# I have an idea and need your input



## forfreedom (Dec 3, 2008)

Ideas are dime a dozen, implementation is key... :heh:

Sorry, folks, I think I got a bit over my head with this. Apologies.


----------



## Ernie (Jul 22, 2007)

I think it's a pretty darn good idea, but you'll have to figure out how to maintain the highest quality of coaches. Perhaps a rating system and feedback as well as some sort of progression path so that the business coaches will be more on target for the mentoring. You want people who will actually mentor, not just throw out cliched advice. "You've got to pull yourself up by the bootstraps, kid!" or "The early bird gets the worm!"

Some sort of fee schedule would need to really be hammered out. There's SO much business advice out there for free that I don't want just any ol' crap if I'm paying for it. What I would want from your service would be to act as sort of a matchmaking service ... pair me with someone who has successfully (by MY measure of success, not the world's measure) done it already.
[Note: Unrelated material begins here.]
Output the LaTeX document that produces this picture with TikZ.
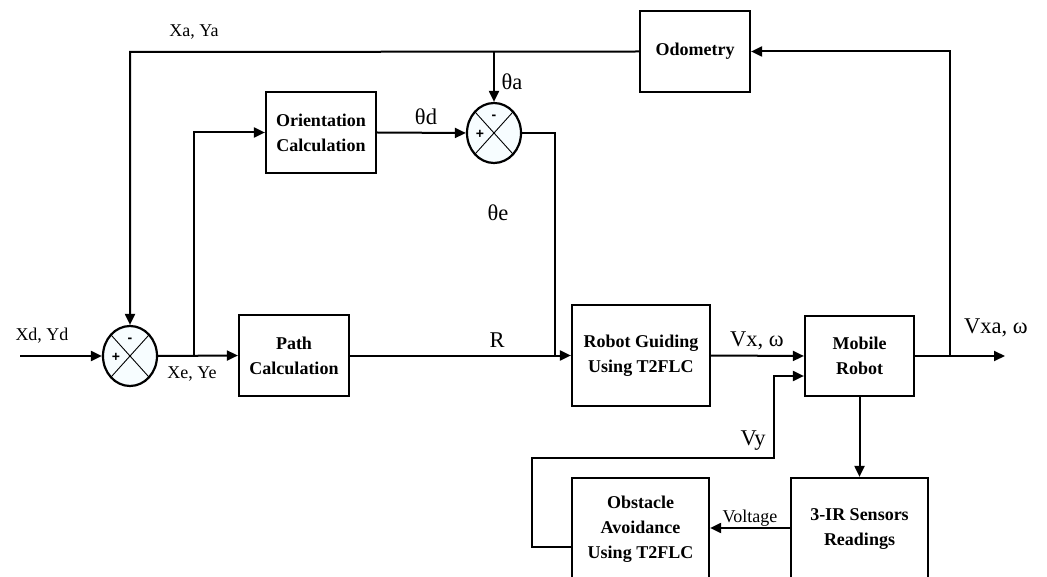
\documentclass[tikz,border=0pt]{standalone}
\usepackage{fontspec}
\setmainfont{Liberation Serif}
\newfontfamily\signfont{Liberation Sans}
\usetikzlibrary{arrows.meta,shapes.geometric,calc}
\tikzset{
  blk/.style={draw, line width=2.2pt, fill=white, align=center, inner sep=0pt,
    font=\bfseries\fontsize{18}{25}\selectfont},
  sumnode/.style={draw, ellipse, line width=2.2pt, fill=cyan!3,
    minimum width=54pt, minimum height=60pt, inner sep=0pt},
  wire/.style={line width=2pt},
  arr/.style={line width=2pt, -{Triangle[length=11pt,width=10pt]}},
  lbl/.style={font=\fontsize{18}{20}\selectfont, inner sep=0pt},
  biglbl/.style={font=\fontsize{22.5}{26}\selectfont, inner sep=0pt},
  sign/.style={font=\signfont\bfseries\fontsize{14}{15}\selectfont, inner sep=0pt}
}
\begin{document}
\begin{tikzpicture}[x=1pt,y=-1pt]
\useasboundingbox (0,0) rectangle (1047,577);
\clip (0,0) rectangle (1047,577);

% summing junctions
\node[sumnode] (s1) at (130,356) {};
\node[sumnode] (s2) at (494,133) {};
\foreach \s in {s1,s2}{
  \draw[line width=0.9pt] ([shift={(-19.1,-21.2)}]\s.center) -- ([shift={(19.1,21.2)}]\s.center);
  \draw[line width=0.9pt] ([shift={(19.1,-21.2)}]\s.center) -- ([shift={(-19.1,21.2)}]\s.center);
  \node[sign] at ([shift={(-14,1)}]\s.center) {+};
  \node[sign] at ([shift={(0,-16)}]\s.center) {-};
}

% blocks
\node[blk, minimum width=110pt, minimum height=81pt] (orient) at (321,132.5) {Orientation\\Calculation};
\node[blk, minimum width=110pt, minimum height=81pt] (odo) at (695,51.5) {Odometry};
\node[blk, minimum width=110pt, minimum height=81pt] (path) at (294,355.5) {Path\\Calculation};
\node[blk, minimum width=138pt, minimum height=101pt] (guide) at (641,355.5) {Robot Guiding\\Using T2FLC};
\node[blk, minimum width=109pt, minimum height=80pt] (robot) at (859.5,356) {Mobile\\Robot};
\node[blk, minimum width=137pt, minimum height=102pt] (avoid) at (640.5,529) {Obstacle\\Avoidance\\Using T2FLC};
\node[blk, minimum width=137pt, minimum height=102pt] (ir) at (859.5,529) {3-IR Sensors\\Readings};

% helper points of the wiring
\coordinate (in) at (20,356);
\coordinate (b1) at (194,356);
\coordinate (tl) at (130,52);
\coordinate (ta) at (494,52);
\coordinate (te) at (555,133);
\coordinate (bo) at (950,356);
\coordinate (out) at (1005,356);
\coordinate (l1) at (532,547);
\coordinate (l2) at (532,458);
\coordinate (l3) at (774,458);
\coordinate (l4) at (774,376);

% connectors
\draw[arr] (in) -- (s1.west);
\draw[arr] (s1.east) -- (path.west);
\draw[arr] (b1) |- (orient.west);
\draw[arr] (orient.east) -- (s2.west);
\draw[arr] (odo.west) -- (tl) -- (s1.north);
\draw[arr] (ta) -- (s2.north);
\draw[wire] (s2.east) -- (te) -- (te |- path.east);
\draw[arr] (path.east) -- (guide.west);
\draw[arr] (guide.east) -- (robot.west);
\draw[arr] (robot.east) -- (out);
\draw[arr] (bo) |- (odo.east);
\draw[arr] (robot.south) -- (ir.north);
\draw[arr] (ir.west |- 0,528) -- (avoid.east |- 0,528);
\draw[arr] (avoid.west |- l1) -- (l1) -- (l2) -- (l3) -- (l4) -- (robot.west |- l4);

% signal labels
\node[lbl] at (194,32) {Xa, Ya};
\node[lbl] at (42,336) {Xd, Yd};
\node[lbl] at (192,374) {Xe, Ye};
\node[lbl] at (750,518) {Voltage};
\node[biglbl] at (426,117) {θd};
\node[biglbl] at (512,82) {θa};
\node[biglbl] at (498,213) {θe};
\node[biglbl] at (497,340) {R};
\node[biglbl] at (757,341) {Vx, ω};
\node[biglbl] at (996,328) {Vxa, ω};
\node[biglbl] at (753,441) {Vy};
\end{tikzpicture}
\end{document}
For instance, if I want to be a stay-at-home father transitioning my hobby of making small wooden children's toys into enough income for me to continue to stay-at-home, then I don't really care to chat with the former CFO of General Motors. I want to talk to someone who has been at home making some small craft for years and I want to know how THEY did it.

Follow me?


----------



## forfreedom (Dec 3, 2008)

Ernie, thank you, that's exactly the point, that students would pick up a guru, if you will, in the field they are interested in. Your input is always very insightful. And the guru will have to be verified by the company (me), as well as rated by the students. :lock:


----------



## RubyRed (Sep 24, 2011)

The editing must have removed the body of the idea...I would be interested in the details.


----------



## Halfway (Nov 22, 2010)

Looks like a great idea....do I need to deposit a "dime" to see it? :shrug:


----------